Paul begins in verse 9 by summarizing what he has just gone over in chapters 1 and 2…. ”Jews and Gentiles alike are all under sin.” And now Paul is going to show how Scripture has always attested to this truth. If you know what a concordance is, it’s like he’s going to look through his concordance and show all the verses that appear under the topic “sin” to support what he is saying. Paul begins in verses 10-12 by quoting from two almost identical Psalms….Psalm 53 and Psalm 14. Turn to the first 3 verses in one of those Psalms just to see how Paul is really simply quoting God’s Word here.

“There is none righteous, not even one;” v.10

One of man’s greatest hang ups when it comes to being acceptable to God, is trying to earn God’s acceptance. But what Paul is saying is that not even the most moral man is considered righteous before God.

“there is no one who understands, no one who seeks God.” v.11

Not only is no one righteous, but no one understands God or His truth on their own, and no one who seeks God on their own. So in two verses Paul has stripped away all of our crutches….our morality, our understanding, and now our desire for God. Paul says, in and of himself, man has none of this.

“All have turned away, they have together become worthless; there is no one who does good, not even one.” v.12

This is the point Paul has been trying to make since the beginning of his letter to the Romans. All of mankind has turned it’s back on God. On his own, Paul says man is worthless/useless…meaning, he is incapable of achieving the righteousness that God requires. There is not even one man who is good in God’s eyes.

Then in verses 13 through 18 Paul describes the depth of man’s condition, just how far man has turned from God, in case someone is thinking to themselves, ok, I can see what he is saying, but it’s not that bad…

“Their throats are open graves; their tongues practice deceit. The poison of vipers is on their lips. 14 Their mouths are full of cursing and bitterness.

More words from the Psalms explaining that the sin of man is seen in his words, what comes out of his mouth flows from what is inside. If you don’t believe that man is truly that wicked, listen to what people say, what is at the root of our words.

15 Their feet are swift to shed blood; 16 ruin and misery mark their ways, 17 and the way of peace they do not know.

Verses 15-17 are references to what is written in Isaiah 59:7-8 (flip there). These are the very words of God to His people. These descriptions of mankind are not Paul’s, they are God’s! When we read this in Romans we might think that Paul is exaggerating to make a point….but then we would have to say that God is an exaggerator as well when we realize Paul is just quoting God. And God says here that without Him, man is quick to slay others, to bring about ruin and misery, and to never seek peace.

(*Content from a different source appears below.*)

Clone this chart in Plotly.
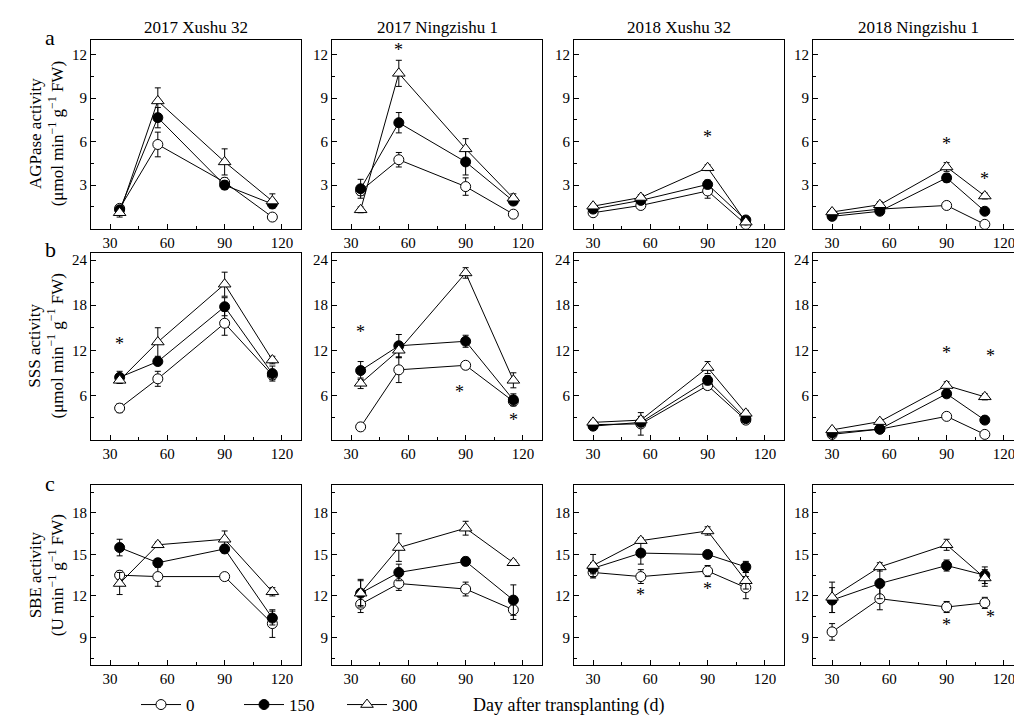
import plotly.graph_objects as go

# ---------------- data ----------------
col_titles = ["2017 Xushu 32", "2017 Ningzishu 1", "2018 Xushu 32", "2018 Ningzishu 1"]
row_letters = ["a", "b", "c"]
series_names = ["0", "150", "300"]
days_2017 = [35, 55, 90, 115]
days_2018 = [30, 55, 90, 110]
x_ticks = [30, 60, 90, 120]

# AGPase activity
agp_x17_0 = [1.4, 5.8, 3.2, 0.8];    agp_x17_0_err = [0.2, 0.85, 0.3, 0.15]
agp_x17_150 = [1.3, 7.65, 3.0, 1.7]; agp_x17_150_err = [0.2, 0.7, 0.3, 0.2]
agp_x17_300 = [1.1, 8.8, 4.6, 1.9];  agp_x17_300_err = [0.3, 0.9, 0.9, 0.5]
agp_n17_0 = [2.6, 4.75, 2.9, 1.0];   agp_n17_0_err = [0.3, 0.5, 0.6, 0.2]
agp_n17_150 = [2.75, 7.3, 4.6, 1.9]; agp_n17_150_err = [0.65, 0.7, 0.9, 0.2]
agp_n17_300 = [1.3, 10.7, 5.5, 2.1]; agp_n17_300_err = [0.2, 0.9, 0.7, 0.3]
agp_x18_0 = [1.1, 1.6, 2.6, 0.3];    agp_x18_0_err = [0.2, 0.2, 0.5, 0.1]
agp_x18_150 = [1.35, 1.95, 3.05, 0.6]; agp_x18_150_err = [0.15, 0.2, 0.3, 0.1]
agp_x18_300 = [1.55, 2.15, 4.2, 0.45]; agp_x18_300_err = [0.15, 0.2, 0.2, 0.1]
agp_n18_0 = [1.0, 1.35, 1.6, 0.3];   agp_n18_0_err = [0.15, 0.15, 0.2, 0.1]
agp_n18_150 = [0.85, 1.2, 3.5, 1.2]; agp_n18_150_err = [0.15, 0.15, 0.3, 0.15]
agp_n18_300 = [1.15, 1.65, 4.25, 2.25]; agp_n18_300_err = [0.15, 0.2, 0.3, 0.2]

# SSS activity
sss_x17_0 = [4.3, 8.2, 15.6, 8.7];     sss_x17_0_err = [0.6, 1.0, 1.6, 0.6]
sss_x17_150 = [8.4, 10.5, 17.8, 8.9];  sss_x17_150_err = [0.8, 0.5, 1.2, 1.0]
sss_x17_300 = [8.0, 13.1, 20.8, 10.7]; sss_x17_300_err = [0.4, 1.9, 1.6, 0.5]
sss_n17_0 = [1.8, 9.4, 10.0, 5.2];     sss_n17_0_err = [0.5, 1.7, 0.5, 0.5]
sss_n17_150 = [9.3, 12.6, 13.2, 5.4];  sss_n17_150_err = [1.2, 1.5, 0.8, 0.8]
sss_n17_300 = [7.6, 12.0, 22.3, 8.0];  sss_n17_300_err = [0.7, 1.0, 0.7, 1.0]
sss_x18_0 = [2.1, 2.2, 7.3, 2.7];      sss_x18_0_err = [0.3, 1.5, 0.5, 0.3]
sss_x18_150 = [1.9, 2.4, 8.0, 2.9];    sss_x18_150_err = [0.3, 0.4, 0.6, 0.3]
sss_x18_300 = [2.4, 2.7, 9.7, 3.6];    sss_x18_300_err = [0.3, 0.5, 0.8, 0.4]
sss_n18_0 = [0.8, 1.5, 3.2, 0.8];      sss_n18_0_err = [0.2, 0.2, 0.3, 0.2]
sss_n18_150 = [1.0, 1.5, 6.2, 2.7];    sss_n18_150_err = [0.2, 0.2, 0.5, 0.3]
sss_n18_300 = [1.4, 2.5, 7.3, 5.8];    sss_n18_300_err = [0.2, 0.3, 0.5, 0.4]

# SBE activity
sbe_x17_0 = [13.5, 13.4, 13.4, 10.0];   sbe_x17_0_err = [0.3, 0.7, 0.1, 1.0]
sbe_x17_150 = [15.5, 14.4, 15.4, 10.4]; sbe_x17_150_err = [0.6, 0.3, 0.3, 0.5]
sbe_x17_300 = [12.9, 15.7, 16.1, 12.3]; sbe_x17_300_err = [0.8, 0.2, 0.6, 0.3]
sbe_n17_0 = [11.4, 12.9, 12.5, 11.0];   sbe_n17_0_err = [0.6, 0.5, 0.5, 0.7]
sbe_n17_150 = [12.2, 13.7, 14.5, 11.7]; sbe_n17_150_err = [0.9, 0.6, 0.3, 1.1]
sbe_n17_300 = [12.2, 15.5, 16.9, 14.4]; sbe_n17_300_err = [1.0, 1.0, 0.5, 0.2]
sbe_x18_0 = [13.7, 13.4, 13.8, 12.6];   sbe_x18_0_err = [0.4, 0.5, 0.4, 0.8]
sbe_x18_150 = [14.0, 15.1, 15.0, 14.1]; sbe_x18_150_err = [0.4, 0.8, 0.2, 0.4]
sbe_x18_300 = [14.2, 16.0, 16.7, 13.1]; sbe_x18_300_err = [0.8, 0.2, 0.3, 0.6]
sbe_n18_0 = [9.4, 11.8, 11.2, 11.5];    sbe_n18_0_err = [0.6, 0.8, 0.4, 0.4]
sbe_n18_150 = [11.7, 12.9, 14.2, 13.5]; sbe_n18_150_err = [0.9, 1.1, 0.4, 0.6]
sbe_n18_300 = [11.9, 14.1, 15.7, 13.3]; sbe_n18_300_err = [1.1, 0.3, 0.4, 0.6]

# significance marks: (row, col, day, value)
asterisks = [
    (0, 1, 55, 12.3), (0, 2, 90, 6.3), (0, 3, 90, 5.8), (0, 3, 110, 3.4),
    (1, 0, 35, 12.8), (1, 1, 35, 14.4), (1, 1, 87, 6.4), (1, 1, 115, 2.7),
    (1, 3, 90, 11.7), (1, 3, 113, 11.3),
    (2, 2, 55, 12.1), (2, 2, 90, 12.5), (2, 3, 90, 9.9), (2, 3, 113, 10.5),
]

y_titles = ["AGPase activity<br>(μmol min<sup>−1</sup> g<sup>−1</sup> FW)",
            "SSS activity<br>(μmol min<sup>−1</sup> g<sup>−1</sup> FW)",
            "SBE activity<br>(U min<sup>−1</sup> g<sup>−1</sup> FW)"]
y_ranges = [[0, 13], [0, 25], [7, 20]]
y_ticks = [[3, 6, 9, 12], [6, 12, 18, 24], [9, 12, 15, 18]]

panels = [
    [(days_2017, [(agp_x17_0, agp_x17_0_err), (agp_x17_150, agp_x17_150_err), (agp_x17_300, agp_x17_300_err)]),
     (days_2017, [(agp_n17_0, agp_n17_0_err), (agp_n17_150, agp_n17_150_err), (agp_n17_300, agp_n17_300_err)]),
     (days_2018, [(agp_x18_0, agp_x18_0_err), (agp_x18_150, agp_x18_150_err), (agp_x18_300, agp_x18_300_err)]),
     (days_2018, [(agp_n18_0, agp_n18_0_err), (agp_n18_150, agp_n18_150_err), (agp_n18_300, agp_n18_300_err)])],
    [(days_2017, [(sss_x17_0, sss_x17_0_err), (sss_x17_150, sss_x17_150_err), (sss_x17_300, sss_x17_300_err)]),
     (days_2017, [(sss_n17_0, sss_n17_0_err), (sss_n17_150, sss_n17_150_err), (sss_n17_300, sss_n17_300_err)]),
     (days_2018, [(sss_x18_0, sss_x18_0_err), (sss_x18_150, sss_x18_150_err), (sss_x18_300, sss_x18_300_err)]),
     (days_2018, [(sss_n18_0, sss_n18_0_err), (sss_n18_150, sss_n18_150_err), (sss_n18_300, sss_n18_300_err)])],
    [(days_2017, [(sbe_x17_0, sbe_x17_0_err), (sbe_x17_150, sbe_x17_150_err), (sbe_x17_300, sbe_x17_300_err)]),
     (days_2017, [(sbe_n17_0, sbe_n17_0_err), (sbe_n17_150, sbe_n17_150_err), (sbe_n17_300, sbe_n17_300_err)]),
     (days_2018, [(sbe_x18_0, sbe_x18_0_err), (sbe_x18_150, sbe_x18_150_err), (sbe_x18_300, sbe_x18_300_err)]),
     (days_2018, [(sbe_n18_0, sbe_n18_0_err), (sbe_n18_150, sbe_n18_150_err), (sbe_n18_300, sbe_n18_300_err)])],
]

# ---------------- layout / style ----------------
W, H = 1022, 715
FONT = "Liberation Serif, Times New Roman, serif"
col_px = [(83, 293), (324, 534), (566, 776), (805, 1015)]
row_px = [(32, 221), (245, 433), (478, 658)]
marker_styles = [
    dict(symbol="circle", size=10, color="white"),
    dict(symbol="circle", size=10, color="black"),
    dict(symbol="triangle-up", size=11, color="white"),
]

def fx(px):
    return px / W

def fy(py):
    return 1 - py / H

fig = go.Figure()
layout = dict(
    width=W, height=H, margin=dict(l=0, r=0, t=0, b=0),
    paper_bgcolor="white", plot_bgcolor="white",
    font=dict(family=FONT, size=15, color="black"),
    showlegend=True,
)
annotations = []

for r in range(3):
    for c in range(4):
        k = r * 4 + c + 1
        xa = "xaxis" if k == 1 else f"xaxis{k}"
        ya = "yaxis" if k == 1 else f"yaxis{k}"
        xref = "x" if k == 1 else f"x{k}"
        yref = "y" if k == 1 else f"y{k}"
        days, series = panels[r][c]
        for s, (vals, errs) in enumerate(series):
            ms = marker_styles[s]
            fig.add_trace(go.Scatter(
                x=days, y=vals, xaxis=xref, yaxis=yref,
                mode="lines+markers", name=series_names[s],
                legendgroup=series_names[s], showlegend=(k == 1),
                line=dict(color="black", width=1),
                marker=dict(symbol=ms["symbol"], size=ms["size"], color=ms["color"],
                            line=dict(color="black", width=1)),
                error_y=dict(type="data", array=errs, visible=True, color="black",
                             thickness=1, width=3),
            ))
        axis_common = dict(
            showline=True, linecolor="black", linewidth=1, mirror=True,
            ticks="inside", ticklen=5, tickcolor="black", showgrid=False, zeroline=False,
            tickfont=dict(family=FONT, size=15, color="black"),
        )
        layout[xa] = dict(axis_common, domain=[fx(col_px[c][0]), fx(col_px[c][1])],
                          anchor=yref, range=[20, 130], tickvals=x_ticks,
                          minor=dict(ticks="inside", ticklen=3, tickcolor="black",
                                     tickvals=[45, 75, 105]))
        yt = y_ticks[r]
        step = yt[1] - yt[0]
        minor_vals = [v + step / 2 for v in [yt[0] - step] + yt]
        layout[ya] = dict(axis_common, domain=[fy(row_px[r][1]), fy(row_px[r][0])],
                          anchor=xref, range=y_ranges[r], tickvals=yt,
                          minor=dict(ticks="inside", ticklen=3, tickcolor="black",
                                     tickvals=minor_vals))

for (r, c, d, v) in asterisks:
    k = r * 4 + c + 1
    annotations.append(dict(x=d, y=v, xref="x" if k == 1 else f"x{k}",
                            yref="y" if k == 1 else f"y{k}", text="*", showarrow=False,
                            xanchor="center", yanchor="middle",
                            font=dict(family=FONT, size=18, color="black")))

for c, t in enumerate(col_titles):
    annotations.append(dict(x=fx((col_px[c][0] + col_px[c][1]) / 2), y=fy(20),
                            xref="paper", yref="paper", text=t, showarrow=False,
                            xanchor="center", yanchor="middle",
                            font=dict(family=FONT, size=17, color="black")))

for r, t in enumerate(y_titles):
    annotations.append(dict(x=fx(38), y=fy((row_px[r][0] + row_px[r][1]) / 2),
                            xref="paper", yref="paper", text=t, showarrow=False,
                            xanchor="center", yanchor="middle",
                            textangle=-90, font=dict(family=FONT, size=17, color="black")))

letter_y = [30, 242, 476]
for r, t in enumerate(row_letters):
    annotations.append(dict(x=fx(42), y=fy(letter_y[r]), xref="paper", yref="paper",
                            text=t, showarrow=False, xanchor="center", yanchor="middle",
                            font=dict(family=FONT, size=22, color="black")))

annotations.append(dict(x=fx(560), y=fy(698), xref="paper", yref="paper",
                        text="Day after transplanting (d)", showarrow=False,
                        xanchor="center", yanchor="middle",
                        font=dict(family=FONT, size=18, color="black")))

layout["annotations"] = annotations
layout["legend"] = dict(orientation="h", x=fx(128), y=fy(698), xanchor="left",
                        yanchor="middle", font=dict(family=FONT, size=17, color="black"),
                        bgcolor="rgba(0,0,0,0)", itemwidth=40,
                        entrywidth=48, entrywidthmode="pixels")
fig.update_layout(**layout)
fig.write_html("out.html")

If you look at the second verse of Isaiah 59 it explains why man is like this…“your iniquities have separated you from your God…” This is at the heart of the gospel, our sins have separated us from God. Many of us experienced that separation before putting our faith in Christ, but even now as believers we experience that. When we sin or live in sin, we really do feel that separation don’t we, we verbalize it when we say we “feel far from God.” It is a very real and very tangible experience, we often use the word “void” to describe that feeling of separation from God before we know Christ. When my father put his faith in Christ in his mid-fifties, he stood up before a group of people and explained how there was a void in his life and he realized then that Christ and God were the only ones who could fill it…he had not been a believer yet he felt that separation.

18 There is no fear of God before their eyes.”

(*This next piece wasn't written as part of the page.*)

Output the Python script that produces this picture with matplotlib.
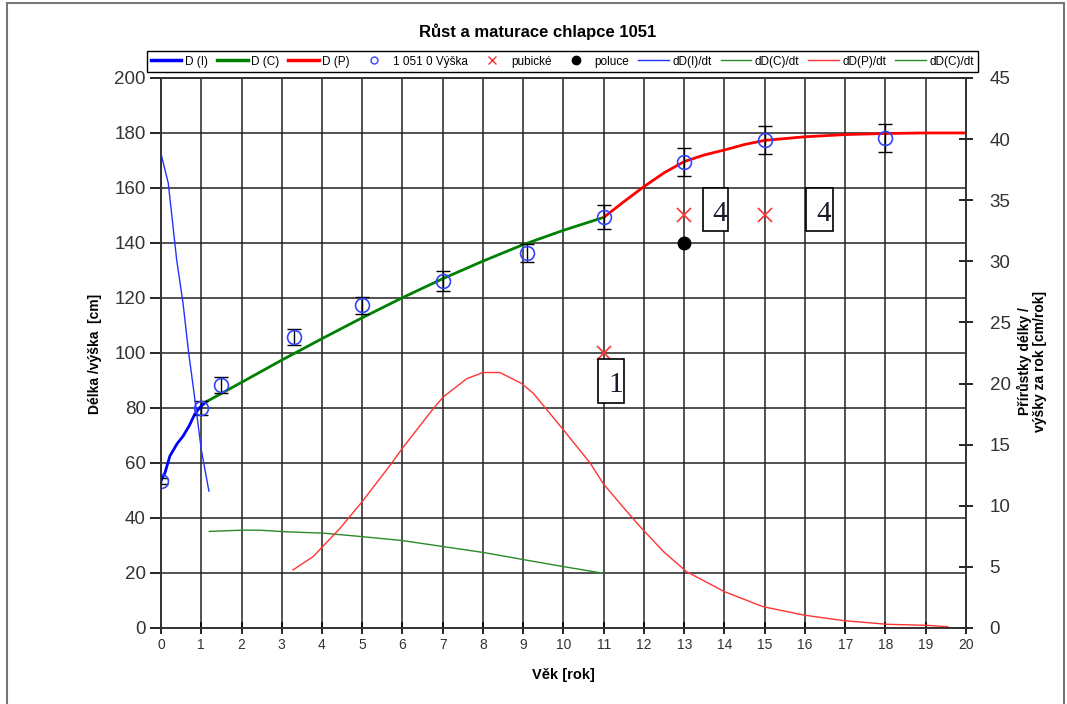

Turn to Psalm 36. Paul’s final description of mankind without God, is that he doesn’t fear God. This means man on his own would never look to God as God, he would never honor, respect, or worship God. On our own instead of worshipping God and living our lives according to His ways, we would worship ourselves and live according to our own desires and what we think is right. The psalmist explains the result of this…

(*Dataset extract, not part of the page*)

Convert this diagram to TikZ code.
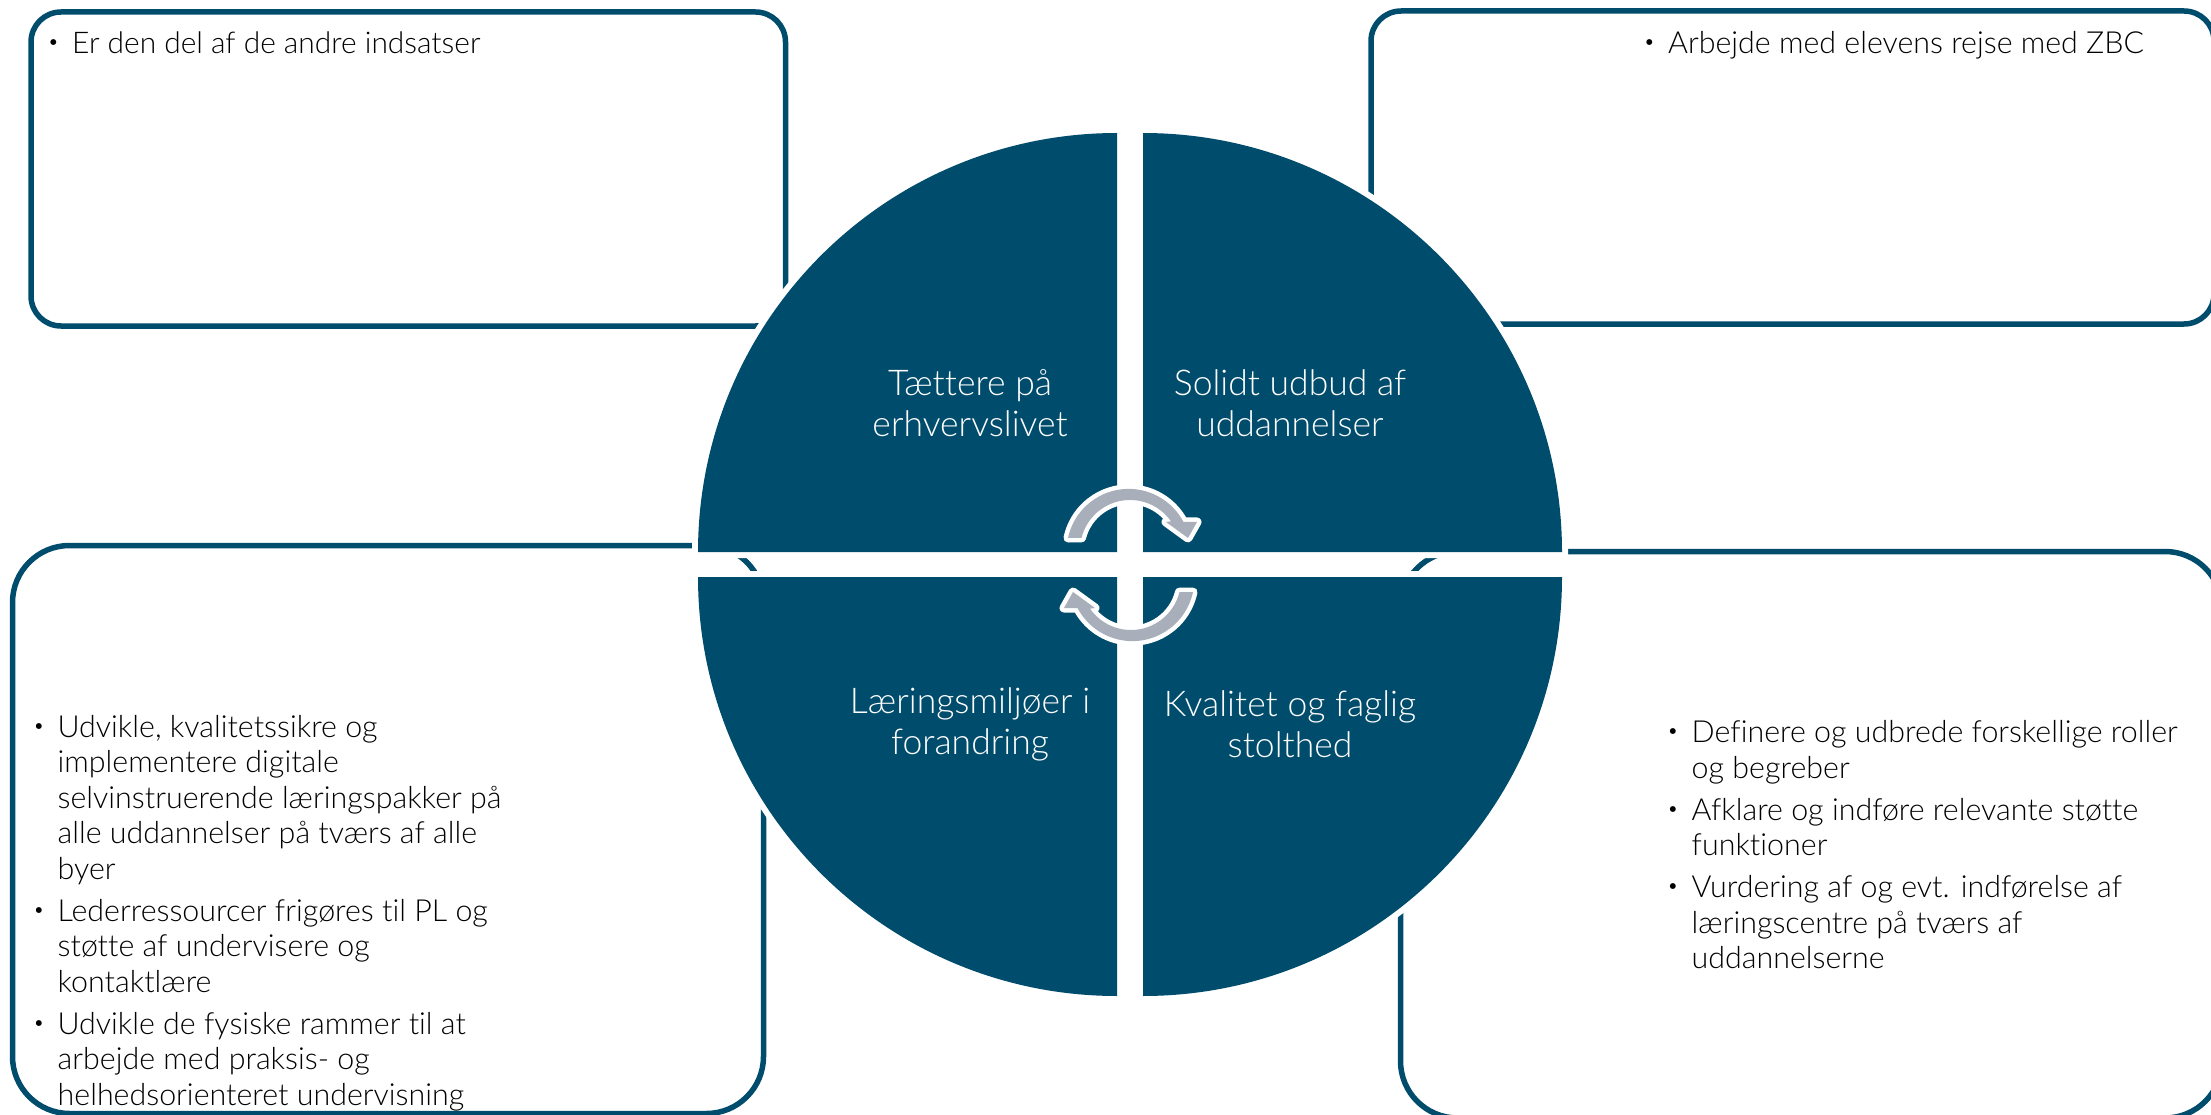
\documentclass[tikz,border=0pt]{standalone}
\usepackage{fontspec}
\setmainfont{Lato}[UprightFont=* Light,Ligatures=NoCommon]
\definecolor{navy}{HTML}{004C6C}
\definecolor{arrowgrey}{HTML}{A9AFBA}
\newcommand{\bul}{\llap{\raisebox{5pt}{\fontsize{20}{20}\selectfont •}\hspace{13pt}}}
\newcommand{\cyclearrow}{%
  \fill[arrowgrey,preaction={draw=white,line width=9pt,line join=round}]
    (1068,-538) arc[start angle=168,end angle=28,radius=62]
    -- (1197,-522) -- (1188,-538) -- (1166,-522) -- (1171,-521.3)
    arc[start angle=35,end angle=166,radius=50] -- cycle;}
\tikzset{
  x=1pt,y=1pt,
  boxline/.style={draw=navy,line width=5.5pt},
  quarter/.style={fill=navy,preaction={draw=white,line width=12pt}},
  listtext/.style={anchor=north west,inner sep=0pt,align=left,text=black,font=\fontsize{30.4}{35.5}\selectfont},
  quartertext/.style={anchor=center,inner sep=0pt,align=center,text=white,font=\fontsize{35.5}{41}\selectfont}
}
\begin{document}
\begin{tikzpicture}
\clip (0,0) rectangle (2211,-1115);
\fill[white] (0,0) rectangle (2211,-1115);
% boxes
\draw[boxline,rounded corners=30pt] (31,-12) rectangle (785.5,-326);
\draw[boxline,rounded corners=30pt] (1371,-11) rectangle (2214,-324);
\draw[boxline,rounded corners=57pt] (12.5,-545.5) rectangle (763.5,-1113.5);
\draw[boxline,rounded corners=57pt] (1400.5,-551.5) rectangle (2222,-1118);
% quarters
\path[quarter] (1117,-552) -- (698,-552) arc[start angle=180,end angle=90,radius=419] -- cycle;
\path[quarter] (1143,-552) -- (1143,-133) arc[start angle=90,end angle=0,radius=419] -- cycle;
\path[quarter] (1117,-577) -- (1117,-996) arc[start angle=270,end angle=180,radius=419] -- cycle;
\path[quarter] (1143,-577) -- (1562,-577) arc[start angle=0,end angle=-90,radius=419] -- cycle;
% arrows
\cyclearrow
\begin{scope}[rotate around={180:(1130.5,-565)}]
\cyclearrow
\end{scope}
% quarter labels
\node[quartertext] (tl) at (970,-403) {Tættere på\\erhvervslivet};
\node[quartertext] (tr) at (1290,-403) {Solidt udbud af\\uddannelser};
\node[quartertext] (bl) at (970,-724) {Læringsmiljøer i\\forandring};
\node[quartertext] (br) at (1290,-724) {Kvalitet og faglig\\stolthed};
% lists
\node[listtext,font=\fontsize{29.9}{35.5}\selectfont] (listtl) at (72,-32) {\bul Er den del af de andre indsatser};
\node[listtext] (listtr) at (1668,-31) {\bul Arbejde med elevens rejse med ZBC};
\node[listtext] (listbl) at (57.5,-715) {\bul Udvikle, kvalitetssikre og\\implementere digitale\\selvinstruerende læringspakker på\\alle uddannelser på tværs af alle\\byer\\[6.5pt]\bul Lederressourcer frigøres til PL og\\støtte af undervisere og\\kontaktlære\\[6.5pt]\bul Udvikle de fysiske rammer til at\\arbejde med praksis- og\\helhedsorienteret undervisning};
\node[listtext] (listbr) at (1691.5,-720.5) {\bul Definere og udbrede forskellige roller\\og begreber\\[6.5pt]\bul Afklare og indføre relevante støtte\\funktioner\\[6.5pt]\bul Vurdering af og evt. indførelse af\\læringscentre på tværs af\\uddannelserne};
\end{tikzpicture}
\end{document}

Psalm 36:1b-2 “There is no fear of God before his eyes. 2 For in his own eyes he flatters himself too much to detect or hate his sin.” Instead of worshiping God, man without God worships himself, he replaces God with self. This is the root of sin: pride. Think of the sin in the garden that Eve committed…her motivation was that in eating the fruit she would become like God. And the Psalm here says the result of replacing God with self is a failure to even recognize sin, much less hate it enough to repent of it. And we also saw that Adam and Eve both justified their involvement in eating the fruit by blaming another. And the truth here that we need to understand is that without repentance man will never turn to God in need of a savior. Which means, on his own man is hopeless.

Last week I made the statement that: “I’ve begun to believe…the most true sign of a spiritual problem [is] lack of repentance and justifying our actions. Let me offer an analogy. My mom is a very anally clean woman and as long as I’ve known her she has always cleaned house 2-3 times a week (she never really believed in housekeepers). But my dad never helps her and so she finally stopped cleaning in hopes that it would motivate my dad to help with the cleaning or at least hire a housekeeper. But anyone in this room who is married knows that that tactic NEVER works. So, the result, an inch of dust on everything…and they have 3 cats so you can only begin to imagine how bad it was. But what I found most interesting was that over time it didn’t seem to bother my mom anymore. It was like she didn’t even notice it. But the truth was, whether she acknowledged it or not, it was there, and the longer she ignored it the less she had the ability to even notice it…which means she was never going to be disgusted enough to clean it!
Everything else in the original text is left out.